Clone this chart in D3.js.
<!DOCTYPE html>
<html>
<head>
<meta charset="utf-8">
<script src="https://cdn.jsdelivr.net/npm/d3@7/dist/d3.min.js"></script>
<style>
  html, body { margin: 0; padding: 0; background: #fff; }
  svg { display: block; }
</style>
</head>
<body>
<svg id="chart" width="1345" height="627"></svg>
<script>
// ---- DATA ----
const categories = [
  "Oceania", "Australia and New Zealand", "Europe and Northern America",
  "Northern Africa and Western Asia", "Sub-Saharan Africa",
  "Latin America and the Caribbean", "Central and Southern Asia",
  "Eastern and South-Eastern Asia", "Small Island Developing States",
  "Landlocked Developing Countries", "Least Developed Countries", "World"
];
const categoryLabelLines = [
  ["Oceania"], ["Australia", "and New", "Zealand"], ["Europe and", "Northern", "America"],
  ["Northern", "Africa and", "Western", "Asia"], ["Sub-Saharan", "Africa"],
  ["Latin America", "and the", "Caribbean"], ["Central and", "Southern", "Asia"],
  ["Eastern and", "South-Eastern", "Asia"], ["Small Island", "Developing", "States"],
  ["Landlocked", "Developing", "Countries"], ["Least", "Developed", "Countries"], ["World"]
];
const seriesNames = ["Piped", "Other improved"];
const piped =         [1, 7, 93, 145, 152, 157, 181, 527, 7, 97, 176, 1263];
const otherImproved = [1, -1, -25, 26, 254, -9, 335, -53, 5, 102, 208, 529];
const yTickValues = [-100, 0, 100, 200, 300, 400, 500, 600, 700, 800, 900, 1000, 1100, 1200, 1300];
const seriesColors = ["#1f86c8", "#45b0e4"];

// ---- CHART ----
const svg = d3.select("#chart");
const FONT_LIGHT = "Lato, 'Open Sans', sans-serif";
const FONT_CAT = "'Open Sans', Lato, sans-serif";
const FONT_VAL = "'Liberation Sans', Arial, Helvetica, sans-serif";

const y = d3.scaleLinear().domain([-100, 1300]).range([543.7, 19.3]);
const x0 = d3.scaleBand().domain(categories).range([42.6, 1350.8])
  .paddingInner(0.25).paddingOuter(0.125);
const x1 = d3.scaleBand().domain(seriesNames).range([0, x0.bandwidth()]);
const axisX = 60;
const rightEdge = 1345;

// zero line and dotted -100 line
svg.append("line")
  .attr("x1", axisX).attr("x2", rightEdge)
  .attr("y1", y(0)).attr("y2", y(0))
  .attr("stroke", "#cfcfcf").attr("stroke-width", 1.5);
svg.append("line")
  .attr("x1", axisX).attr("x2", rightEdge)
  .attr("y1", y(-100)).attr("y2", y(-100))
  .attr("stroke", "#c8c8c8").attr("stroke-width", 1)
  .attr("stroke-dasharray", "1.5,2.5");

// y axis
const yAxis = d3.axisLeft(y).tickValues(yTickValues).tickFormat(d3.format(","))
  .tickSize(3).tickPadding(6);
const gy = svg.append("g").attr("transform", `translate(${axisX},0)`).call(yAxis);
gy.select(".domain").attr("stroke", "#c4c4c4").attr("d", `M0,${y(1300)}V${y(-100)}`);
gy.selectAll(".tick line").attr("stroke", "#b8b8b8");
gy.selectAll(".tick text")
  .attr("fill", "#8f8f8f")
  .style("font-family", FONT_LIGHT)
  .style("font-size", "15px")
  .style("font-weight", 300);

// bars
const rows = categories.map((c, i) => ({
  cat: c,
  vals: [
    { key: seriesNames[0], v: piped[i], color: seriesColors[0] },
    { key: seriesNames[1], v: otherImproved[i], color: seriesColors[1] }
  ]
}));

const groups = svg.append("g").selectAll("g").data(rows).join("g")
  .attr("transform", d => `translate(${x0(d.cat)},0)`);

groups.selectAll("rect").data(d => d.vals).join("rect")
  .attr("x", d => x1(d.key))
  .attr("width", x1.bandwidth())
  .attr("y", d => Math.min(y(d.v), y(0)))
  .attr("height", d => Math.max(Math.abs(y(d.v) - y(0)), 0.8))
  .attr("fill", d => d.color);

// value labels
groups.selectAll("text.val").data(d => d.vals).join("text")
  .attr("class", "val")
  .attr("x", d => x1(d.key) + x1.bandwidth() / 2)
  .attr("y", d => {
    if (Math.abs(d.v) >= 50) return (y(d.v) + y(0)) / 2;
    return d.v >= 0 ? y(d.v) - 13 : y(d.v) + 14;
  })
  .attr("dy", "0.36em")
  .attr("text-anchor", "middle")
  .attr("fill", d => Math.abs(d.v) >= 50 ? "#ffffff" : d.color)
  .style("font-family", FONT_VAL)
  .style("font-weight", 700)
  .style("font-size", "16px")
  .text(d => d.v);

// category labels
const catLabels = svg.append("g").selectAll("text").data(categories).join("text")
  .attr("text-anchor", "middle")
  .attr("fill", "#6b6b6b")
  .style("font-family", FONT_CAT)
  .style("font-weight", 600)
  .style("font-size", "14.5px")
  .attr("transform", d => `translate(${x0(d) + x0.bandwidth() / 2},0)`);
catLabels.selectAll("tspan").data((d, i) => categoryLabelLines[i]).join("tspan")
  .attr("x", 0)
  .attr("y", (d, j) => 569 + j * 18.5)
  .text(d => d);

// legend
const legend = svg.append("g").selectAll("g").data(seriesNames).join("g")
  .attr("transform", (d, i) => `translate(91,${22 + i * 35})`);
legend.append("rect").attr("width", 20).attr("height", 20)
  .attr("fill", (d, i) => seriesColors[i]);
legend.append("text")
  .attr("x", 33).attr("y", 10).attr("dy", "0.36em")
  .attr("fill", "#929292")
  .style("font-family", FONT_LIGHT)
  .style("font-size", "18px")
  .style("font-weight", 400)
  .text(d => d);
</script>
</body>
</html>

■ **TASK OBJECTIVE**: Reproduce each line verbatim.

■ **TASK ANSWER**:
Clone this chart in D3.js.
<!DOCTYPE html>
<html>
<head>
<meta charset="utf-8">
<script src="https://cdn.jsdelivr.net/npm/d3@7/dist/d3.min.js"></script>
<style>
  html, body { margin: 0; padding: 0; background: #fff; }
  svg { display: block; }
</style>
</head>
<body>
<svg id="chart" width="1345" height="627"></svg>
<script>
// ---- DATA ----
const categories = [
  "Oceania", "Australia and New Zealand", "Europe and Northern America",
  "Northern Africa and Western Asia", "Sub-Saharan Africa",
  "Latin America and the Caribbean", "Central and Southern Asia",
  "Eastern and South-Eastern Asia", "Small Island Developing States",
  "Landlocked Developing Countries", "Least Developed Countries", "World"
];
const categoryLabelLines = [
  ["Oceania"], ["Australia", "and New", "Zealand"], ["Europe and", "Northern", "America"],
  ["Northern", "Africa and", "Western", "Asia"], ["Sub-Saharan", "Africa"],
  ["Latin America", "and the", "Caribbean"], ["Central and", "Southern", "Asia"],
  ["Eastern and", "South-Eastern", "Asia"], ["Small Island", "Developing", "States"],
  ["Landlocked", "Developing", "Countries"], ["Least", "Developed", "Countries"], ["World"]
];
const seriesNames = ["Piped", "Other improved"];
const piped =         [1, 7, 93, 145, 152, 157, 181, 527, 7, 97, 176, 1263];
const otherImproved = [1, -1, -25, 26, 254, -9, 335, -53, 5, 102, 208, 529];
const yTickValues = [-100, 0, 100, 200, 300, 400, 500, 600, 700, 800, 900, 1000, 1100, 1200, 1300];
const seriesColors = ["#1f86c8", "#45b0e4"];

// ---- CHART ----
const svg = d3.select("#chart");
const FONT_LIGHT = "Lato, 'Open Sans', sans-serif";
const FONT_CAT = "'Open Sans', Lato, sans-serif";
const FONT_VAL = "'Liberation Sans', Arial, Helvetica, sans-serif";

const y = d3.scaleLinear().domain([-100, 1300]).range([543.7, 19.3]);
const x0 = d3.scaleBand().domain(categories).range([42.6, 1350.8])
  .paddingInner(0.25).paddingOuter(0.125);
const x1 = d3.scaleBand().domain(seriesNames).range([0, x0.bandwidth()]);
const axisX = 60;
const rightEdge = 1345;

// zero line and dotted -100 line
svg.append("line")
  .attr("x1", axisX).attr("x2", rightEdge)
  .attr("y1", y(0)).attr("y2", y(0))
  .attr("stroke", "#cfcfcf").attr("stroke-width", 1.5);
svg.append("line")
  .attr("x1", axisX).attr("x2", rightEdge)
  .attr("y1", y(-100)).attr("y2", y(-100))
  .attr("stroke", "#c8c8c8").attr("stroke-width", 1)
  .attr("stroke-dasharray", "1.5,2.5");

// y axis
const yAxis = d3.axisLeft(y).tickValues(yTickValues).tickFormat(d3.format(","))
  .tickSize(3).tickPadding(6);
const gy = svg.append("g").attr("transform", `translate(${axisX},0)`).call(yAxis);
gy.select(".domain").attr("stroke", "#c4c4c4").attr("d", `M0,${y(1300)}V${y(-100)}`);
gy.selectAll(".tick line").attr("stroke", "#b8b8b8");
gy.selectAll(".tick text")
  .attr("fill", "#8f8f8f")
  .style("font-family", FONT_LIGHT)
  .style("font-size", "15px")
  .style("font-weight", 300);

// bars
const rows = categories.map((c, i) => ({
  cat: c,
  vals: [
    { key: seriesNames[0], v: piped[i], color: seriesColors[0] },
    { key: seriesNames[1], v: otherImproved[i], color: seriesColors[1] }
  ]
}));

const groups = svg.append("g").selectAll("g").data(rows).join("g")
  .attr("transform", d => `translate(${x0(d.cat)},0)`);

groups.selectAll("rect").data(d => d.vals).join("rect")
  .attr("x", d => x1(d.key))
  .attr("width", x1.bandwidth())
  .attr("y", d => Math.min(y(d.v), y(0)))
  .attr("height", d => Math.max(Math.abs(y(d.v) - y(0)), 0.8))
  .attr("fill", d => d.color);

// value labels
groups.selectAll("text.val").data(d => d.vals).join("text")
  .attr("class", "val")
  .attr("x", d => x1(d.key) + x1.bandwidth() / 2)
  .attr("y", d => {
    if (Math.abs(d.v) >= 50) return (y(d.v) + y(0)) / 2;
    return d.v >= 0 ? y(d.v) - 13 : y(d.v) + 14;
  })
  .attr("dy", "0.36em")
  .attr("text-anchor", "middle")
  .attr("fill", d => Math.abs(d.v) >= 50 ? "#ffffff" : d.color)
  .style("font-family", FONT_VAL)
  .style("font-weight", 700)
  .style("font-size", "16px")
  .text(d => d.v);

// category labels
const catLabels = svg.append("g").selectAll("text").data(categories).join("text")
  .attr("text-anchor", "middle")
  .attr("fill", "#6b6b6b")
  .style("font-family", FONT_CAT)
  .style("font-weight", 600)
  .style("font-size", "14.5px")
  .attr("transform", d => `translate(${x0(d) + x0.bandwidth() / 2},0)`);
catLabels.selectAll("tspan").data((d, i) => categoryLabelLines[i]).join("tspan")
  .attr("x", 0)
  .attr("y", (d, j) => 569 + j * 18.5)
  .text(d => d);

// legend
const legend = svg.append("g").selectAll("g").data(seriesNames).join("g")
  .attr("transform", (d, i) => `translate(91,${22 + i * 35})`);
legend.append("rect").attr("width", 20).attr("height", 20)
  .attr("fill", (d, i) => seriesColors[i]);
legend.append("text")
  .attr("x", 33).attr("y", 10).attr("dy", "0.36em")
  .attr("fill", "#929292")
  .style("font-family", FONT_LIGHT)
  .style("font-size", "18px")
  .style("font-weight", 400)
  .text(d => d);
</script>
</body>
</html>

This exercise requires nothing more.